"Each year, on average, 97% of salespeople do not hit their targets. I believe that sales leaders must be emotionally available."  James Ski

James is the Founder of Sales Confidence, a B2B sales community. Formerly a director at LinkedIn responsible for flagship enterprise accounts, James has deep experience building sales teams and launching go-to-market strategies in SaaS. He is passionate about connecting people, enjoys learning about the sales and marketing space, and speaks about supporting mental health in the workplace.


Why do you prioritize mental health and happiness in the workplace?
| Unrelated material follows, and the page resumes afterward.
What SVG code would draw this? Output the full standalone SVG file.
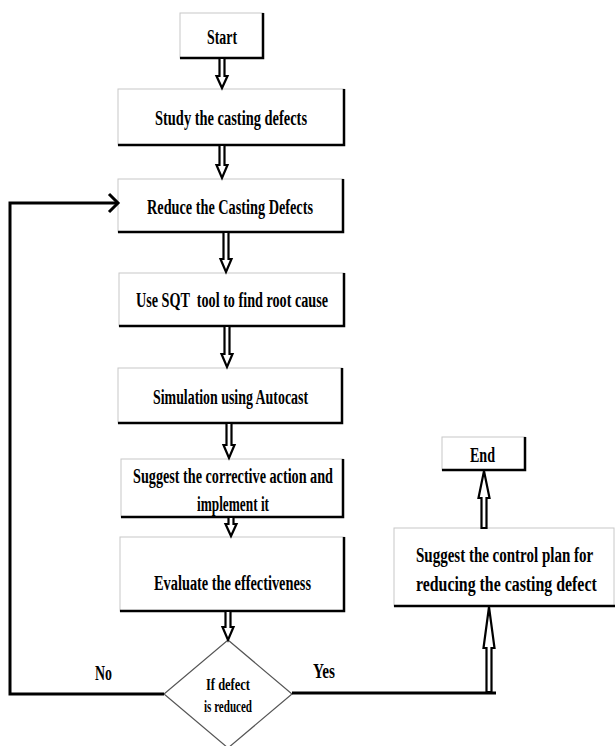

According to the Health and Safety Executive, 49% of days lost each year are due to stress, anxiety, or depression. One in four people will suffer from a mental health condition in their lifetimes. When you consider the typical pressure within sales organizations, that figure might increase by 2-3 times. Each year, on average, 97% of salespeople do not hit their targets. I believe that sales leaders must be emotionally available. You need to provide support, advice, and comfort in safe places so the people on your team can thrive. You need to be authentic, available, and trustworthy. So, when you're having one-to-ones, it's not just about focusing on performance, targets, or how the pipeline is progressing; you want to check in on how people are doing in their lives too.


Do you believe technology can help build great sales cultures?

Sales technology is becoming increasingly important to the happiness and attractiveness of sales organizations. However, in the UK and Europe, you must select sales tech that is simultaneously useful and easy to use. As consumers, we expect simple, accessible, and predictive interfaces for streaming TV and films, and for ordering goods online.

For a long time, developers have not given CRM and other enterprise software tools the same design considerations. Today, you need a CRM that integrates easily with existing infrastructure and upon which you can build new applications. Furthermore, the interface affects the day-to-day of your sales teams. If there are problems with the technology, it negatively affects mood and, in turn, the performance and happiness of users. 


What advice would you give to sales leaders looking to promote happiness with technology?

Involve frontline users. Involve them in planning, strategy, and early stages of implementation. The pressure is on them to perform, so they need to be the champions for whatever choice gets made. Champions are essential because they influence others to adopt and use your solutions. If the adoption fails, you don't earn expected returns on investment, and you don't create the right environment for happiness to thrive. 


When evaluating sales technology, what are your top criteria?

Number one is the ease of setup and use. Ease is vital because you want adoption.  

The second is the ability to integrate. To be successful, a CRM also needs to integrate with your sales process and other tools, such as customer success/management and marketing. The third is security. You need to be sure that your customer data is secure. If you can tick those boxes, you will be well on your way to implementing a successful CRM solution. 


Do you believe sales team happiness drives performance?

According to the Harvard Business Review Analytic Services research commissioned by Freshworks, happy sales teams are more likely to hit targets, overachieve quotas, and generate more revenue. Eighty-one percent of executives said very happy sales teams drove more significant revenues. That is why I have taken so much care and consideration around identifying champions who can work with our technology in ways that work well for them. Within my sales teams, we talk about focusing on your A game — that is, all the activities that drive more customer conversations, meetings, and revenue.

(The interview was conducted during the second half of 2020. It has been edited for brevity and clarity.)